4.6.4 International collaboration in PCT patents, 2002 and 2011
Globalisation trends are reflected in the internationalisation of R&D and innovative activities (Guellec & Potterie 2001). Cross-border co-invention represents international collaboration in the inventive process (Dernis 2007). In 2011 the share of Australian PCT patent applications filed with a co-inventor located abroad was 17 per cent (see Figure 4-5). Cross-border co-invention was lower in Australia than in all the analysed European countries, New Zealand (23 per cent), India (29 per cent), Canada (31 per cent), Singapore (33 per cent) and Indonesia (52 per cent). Australia’s cross-border co-invention did, however, increase from 14 per cent in 2002 to 17 per cent in 2011.

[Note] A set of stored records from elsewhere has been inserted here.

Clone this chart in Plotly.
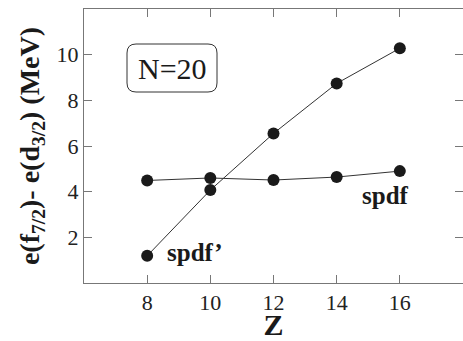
import plotly.graph_objects as go

# Proton number Z for the N=20 isotones
z_values = [8, 10, 12, 14, 16]
# f7/2 - d3/2 gap (MeV) for the two interactions
gap_spdf = [4.49, 4.60, 4.51, 4.64, 4.90]
gap_spdf_prime = [1.19, 4.07, 6.55, 8.74, 10.28]

x_ticks = [8, 10, 12, 14, 16]
y_ticks = [2, 4, 6, 8, 10]

SERIF = "Liberation Serif"

W, H = 463, 341
ML, MR, MT, MB = 84, 0, 9, 58

fig = go.Figure()
for ys in (gap_spdf, gap_spdf_prime):
    fig.add_trace(go.Scatter(
        x=z_values, y=ys, mode="lines+markers",
        line=dict(color="#333333", width=1),
        marker=dict(color="#1a1a1a", size=12),
        showlegend=False, hoverinfo="skip",
    ))

fig.add_annotation(x=15.55, y=3.85, text="<b>spdf</b>", showarrow=False,
                   font=dict(family=SERIF, size=25, color="#1a1a1a"))
fig.add_annotation(x=9.5, y=1.35, text="<b>spdf\u2019</b>", showarrow=False,
                   font=dict(family=SERIF, size=25, color="#1a1a1a"))

# rounded label box (pixel layout converted to plot-area fractions)
pw, ph = W - ML - MR, H - MT - MB
def px(xp):
    return (xp - ML) / pw
def py(yp):
    return (H - MB - yp) / ph

x0, x1, y0, y1, r = 127, 217, 44, 92, 9
path = (f"M {px(x0+r)},{py(y0)} L {px(x1-r)},{py(y0)} "
        f"Q {px(x1)},{py(y0)} {px(x1)},{py(y0+r)} L {px(x1)},{py(y1-r)} "
        f"Q {px(x1)},{py(y1)} {px(x1-r)},{py(y1)} L {px(x0+r)},{py(y1)} "
        f"Q {px(x0)},{py(y1)} {px(x0)},{py(y1-r)} L {px(x0)},{py(y0+r)} "
        f"Q {px(x0)},{py(y0)} {px(x0+r)},{py(y0)} Z")
fig.add_shape(type="path", path=path, xref="paper", yref="paper",
              line=dict(color="#333333", width=1))
fig.add_annotation(x=px((x0 + x1) / 2), y=py((y0 + y1) / 2),
                   xref="paper", yref="paper", xanchor="center", yanchor="middle",
                   text="N=20", showarrow=False,
                   font=dict(family=SERIF, size=30, color="#1a1a1a"))

axis_common = dict(
    showline=True, linecolor="#777777", linewidth=1, mirror="ticks",
    ticks="inside", ticklen=8, tickcolor="#777777", tickwidth=1,
    showgrid=False, zeroline=False, automargin=False,
    tickfont=dict(family=SERIF, size=22, color="#222222"),
)

fig.update_layout(
    width=W, height=H,
    margin=dict(l=ML, r=MR, t=MT, b=MB),
    paper_bgcolor="white", plot_bgcolor="white",
    font=dict(family=SERIF, color="#1a1a1a"),
    xaxis=dict(range=[6, 18], tickvals=x_ticks,
               ticktext=[str(v) for v in x_ticks],
               title=dict(text="<b>Z</b>", standoff=7,
                          font=dict(family=SERIF, size=30, color="#1a1a1a")),
               **axis_common),
    yaxis=dict(range=[0, 12], tickvals=y_ticks,
               ticktext=[str(v) for v in y_ticks],
               title=dict(text="<b>e(f<sub>7/2</sub>)- e(d<sub>3/2</sub>) (MeV)</b>",
                          standoff=8,
                          font=dict(family=SERIF, size=28, color="#1a1a1a")),
               **axis_common),
)

fig.write_html("out.html")
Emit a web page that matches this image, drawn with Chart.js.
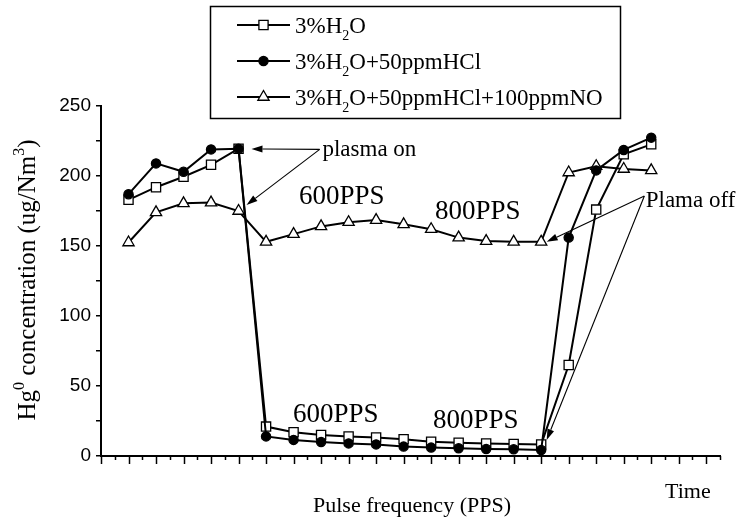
<!DOCTYPE html>
<html>
<head>
<meta charset="utf-8">
<script src="https://cdn.jsdelivr.net/npm/chart.js@4.4.1/dist/chart.umd.min.js"></script>
<style>
  html, body { margin: 0; padding: 0; background: #fff; }
</style>
</head>
<body>
<canvas id="chart" width="741" height="520"></canvas>
<script>
// series names use _x for subscript, ^x for superscript
const seriesNames = ['3%H_2O', '3%H_2O+50ppmHCl', '3%H_2O+50ppmHCl+100ppmNO'];
const steps = [1, 2, 3, 4, 5, 6, 7, 8, 9, 10, 11, 12, 13, 14, 15, 16, 17, 18, 19, 20];
const h2o = [183, 192, 199.5, 208, 219.5, 21, 17, 15, 14, 13.3, 12, 10.2, 9.5, 9, 8.6, 8.3, 65, 176, 215.5, 222.6];
const h2oHcl = [187, 209, 203, 219, 219.5, 14, 11.5, 10, 9, 8.3, 6.7, 6, 5.5, 5, 4.8, 4.3, 156, 204, 218.6, 227.4];
const h2oHclNo = [152.5, 174, 180.5, 181, 175, 153, 158.5, 164, 167, 168.5, 165.5, 162, 156, 153.5, 153, 153, 202.5, 207, 205, 204];
const yTickLabels = [0, 50, 100, 150, 200, 250];

const yTitle = 'Hg^0 concentration (ug/Nm^3)';
const xTitle = 'Pulse frequency (PPS)';
const timeLabel = 'Time';

// notes placed in data units (x step, y value)
const notes = [
  { text: 'plasma on', x: 8.05, y: 214, size: 23 },
  { text: '600PPS', x: 7.2, y: 180, size: 27 },
  { text: '800PPS', x: 12.14, y: 169, size: 27 },
  { text: '600PPS', x: 6.98, y: 24, size: 27 },
  { text: '800PPS', x: 12.07, y: 20, size: 27 },
  { text: 'Plama off', x: 19.8, y: 178, size: 23 }
];
const arrows = [
  { from: [7.95, 219], to: [5.47, 219.3] },
  { from: [7.95, 219], to: [5.29, 179.3] },
  { from: [19.75, 185.7], to: [16.2, 153] },
  { from: [19.75, 185.7], to: [16.2, 11.4] }
];

const SERIF = '"Liberation Serif", "Times New Roman", serif';
const SANS = '"Liberation Sans", Arial, sans-serif';

function parseRich(str) {
  const parts = [];
  let buf = '';
  for (let i = 0; i < str.length; i++) {
    const ch = str[i];
    if ((ch === '_' || ch === '^') && i + 1 < str.length) {
      if (buf) parts.push({ t: buf, k: 0 });
      buf = '';
      parts.push({ t: str[i + 1], k: ch === '_' ? 1 : -1 });
      i++;
    } else {
      buf += ch;
    }
  }
  if (buf) parts.push({ t: buf, k: 0 });
  return parts;
}

function drawRich(ctx, str, x, y, size, align) {
  const parts = parseRich(str);
  const small = Math.round(size * 0.62);
  const widths = parts.map(p => {
    ctx.font = `${p.k ? small : size}px ${SERIF}`;
    return ctx.measureText(p.t).width;
  });
  const total = widths.reduce((a, b) => a + b, 0);
  let cx = align === 'center' ? x - total / 2 : x;
  ctx.textAlign = 'left';
  ctx.textBaseline = 'alphabetic';
  parts.forEach((p, i) => {
    ctx.font = `${p.k ? small : size}px ${SERIF}`;
    const dy = p.k === 1 ? size * 0.3 : (p.k === -1 ? -size * 0.45 : 0);
    ctx.fillText(p.t, cx, y + dy);
    cx += widths[i];
  });
}

function arrowLine(ctx, x1, y1, x2, y2) {
  const ang = Math.atan2(y2 - y1, x2 - x1);
  const len = 11, half = 3.5;
  const bx = x2 - Math.cos(ang) * len, by = y2 - Math.sin(ang) * len;
  ctx.beginPath();
  ctx.moveTo(x1, y1);
  ctx.lineTo(bx, by);
  ctx.stroke();
  ctx.beginPath();
  ctx.moveTo(x2, y2);
  ctx.lineTo(bx - Math.sin(ang) * half, by + Math.cos(ang) * half);
  ctx.lineTo(bx + Math.sin(ang) * half, by - Math.cos(ang) * half);
  ctx.closePath();
  ctx.fill();
}

function series(label, values, style, radius, fill, order) {
  return {
    label,
    data: steps.map((s, i) => ({ x: s, y: values[i] })),
    borderColor: '#000',
    borderWidth: 2,
    backgroundColor: fill,
    pointStyle: style,
    pointRadius: radius,
    pointBorderWidth: 1.3,
    pointBackgroundColor: fill,
    pointBorderColor: '#000',
    tension: 0,
    order
  };
}

const extras = {
  id: 'extras',
  afterDraw(chart) {
    const { ctx, chartArea } = chart;
    const xs = chart.scales.x, ys = chart.scales.y;
    ctx.save();
    ctx.fillStyle = '#000';
    ctx.strokeStyle = '#000';

    // x ticks, long at whole steps, short between
    ctx.lineWidth = 1.5;
    for (let v = 0; v <= xs.max + 1e-6; v += 0.5) {
      const px = Math.round(xs.getPixelForValue(v)) + 0.5;
      const len = Number.isInteger(v) ? 8 : 4;
      ctx.beginPath();
      ctx.moveTo(px, chartArea.bottom);
      ctx.lineTo(px, chartArea.bottom + len);
      ctx.stroke();
    }

    // axis titles
    ctx.save();
    ctx.translate(35, (chartArea.top + chartArea.bottom) / 2 - 1);
    ctx.rotate(-Math.PI / 2);
    drawRich(ctx, yTitle, 0, 0, 25, 'center');
    ctx.restore();
    drawRich(ctx, xTitle, 412, 512, 22, 'center');
    drawRich(ctx, timeLabel, 665, 498, 22, 'left');

    // notes and arrows
    notes.forEach(n => {
      drawRich(ctx, n.text, xs.getPixelForValue(n.x), ys.getPixelForValue(n.y), n.size, 'left');
    });
    ctx.lineWidth = 1.1;
    arrows.forEach(a => {
      arrowLine(ctx,
        xs.getPixelForValue(a.from[0]), ys.getPixelForValue(a.from[1]),
        xs.getPixelForValue(a.to[0]), ys.getPixelForValue(a.to[1]));
    });

    // legend box
    ctx.lineWidth = 1.5;
    ctx.strokeRect(210.5, 6.5, 410, 112);
    const rows = [25, 61, 97];
    chart.data.datasets.forEach((ds, i) => {
      const ry = rows[i];
      ctx.lineWidth = 2;
      ctx.strokeStyle = '#000';
      ctx.beginPath();
      ctx.moveTo(237, ry);
      ctx.lineTo(290, ry);
      ctx.stroke();
      ctx.fillStyle = ds.pointBackgroundColor;
      ctx.lineWidth = ds.pointBorderWidth;
      Chart.helpers.drawPoint(ctx, {
        pointStyle: ds.pointStyle, radius: ds.pointRadius,
        borderWidth: ds.pointBorderWidth, rotation: 0
      }, 263.5, ry);
      ctx.fillStyle = '#000';
      drawRich(ctx, ds.label, 295, ry + 8, 23, 'left');
    });
    ctx.restore();
  }
};

new Chart(document.getElementById('chart'), {
  type: 'line',
  data: {
    datasets: [
      series(seriesNames[0], h2o, 'rect', 6.5, '#fff', 1),
      series(seriesNames[1], h2oHcl, 'circle', 4.6, '#000', 0),
      series(seriesNames[2], h2oHclNo, 'triangle', 6.5, '#fff', 2)
    ]
  },
  options: {
    responsive: false,
    animation: false,
    events: [],
    layout: { padding: { left: 0, top: 106, right: 21, bottom: 64 } },
    plugins: { legend: { display: false }, tooltip: { enabled: false } },
    scales: {
      x: {
        type: 'linear', min: 0, max: 22.5,
        ticks: { display: false },
        grid: { display: false },
        border: { display: true, color: '#000', width: 2 },
        afterFit(s) { s.height = 0; }
      },
      y: {
        min: 0, max: 250,
        ticks: {
          stepSize: 25, padding: 5, color: '#000',
          font: { family: SANS, size: 19 },
          callback: v => (yTickLabels.includes(v) ? String(v) : '')
        },
        grid: { drawOnChartArea: false, drawTicks: true, tickLength: 5, color: '#000', lineWidth: 1.5 },
        border: { color: '#000', width: 2 },
        afterFit(s) { s.width = 101; }
      }
    }
  },
  plugins: [extras]
});
</script>
</body>
</html>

4.7 COLLABORATION BETWEEN BUSINESS AND RESEARCH INSTITUTIONS ON INNOVATION
Australia’s low patenting rates reflects the poor collaboration between business and research in the public sector (Figure 4-6). Australia has the lowest level of business to research collaboration among the comparator countries. In OECD analysis of innovation active businesses, out of a total of 33 countries, Australia ranks 32nd on business to research collaboration for small to medium enterprises (SMEs), and 33rd for large firms (OECD 2011b). Similar analysis by the ABS, for countries for which data are available but including businesses with 0–9 employees, improves our position to 15th for SMEs and 21st for large firms. Only 13.7 per cent of our large firms collaborated with research organisations: slightly above the level of collaboration—9.6 per cent—by our SMEs (Department of Industry 2013).
4.8 CONCLUDING REMARKS
Australian industry is dominated by small to medium business enterprises rather than R&D-intensive multinational enterprises. This industry structure probably influences Australia’s patenting profile. Although business funds large amounts of R&D (see Chapter 5), the outcomes of this R&D have not resulted in large numbers of patentable inventions. The low proportion of researchers in businesses (compared with higher education—see Chapter 8) and the low level of business to research collaboration might further limit Australia’s capacity to produce new intellectual property with commercial potential. The majority of patents applied for at the Australian Patent Office are from international patent holders: Australia imports more patentable intellectual property than it produces. These findings complement those in Chapter 2. Australia has a low to mid-range level of performance in patenting compared with European comparator countries and much lower than the larger economies of the United States, Japan and China. Our performance is poor—particularly when viewed against the dynamic patent activity among Asian nations.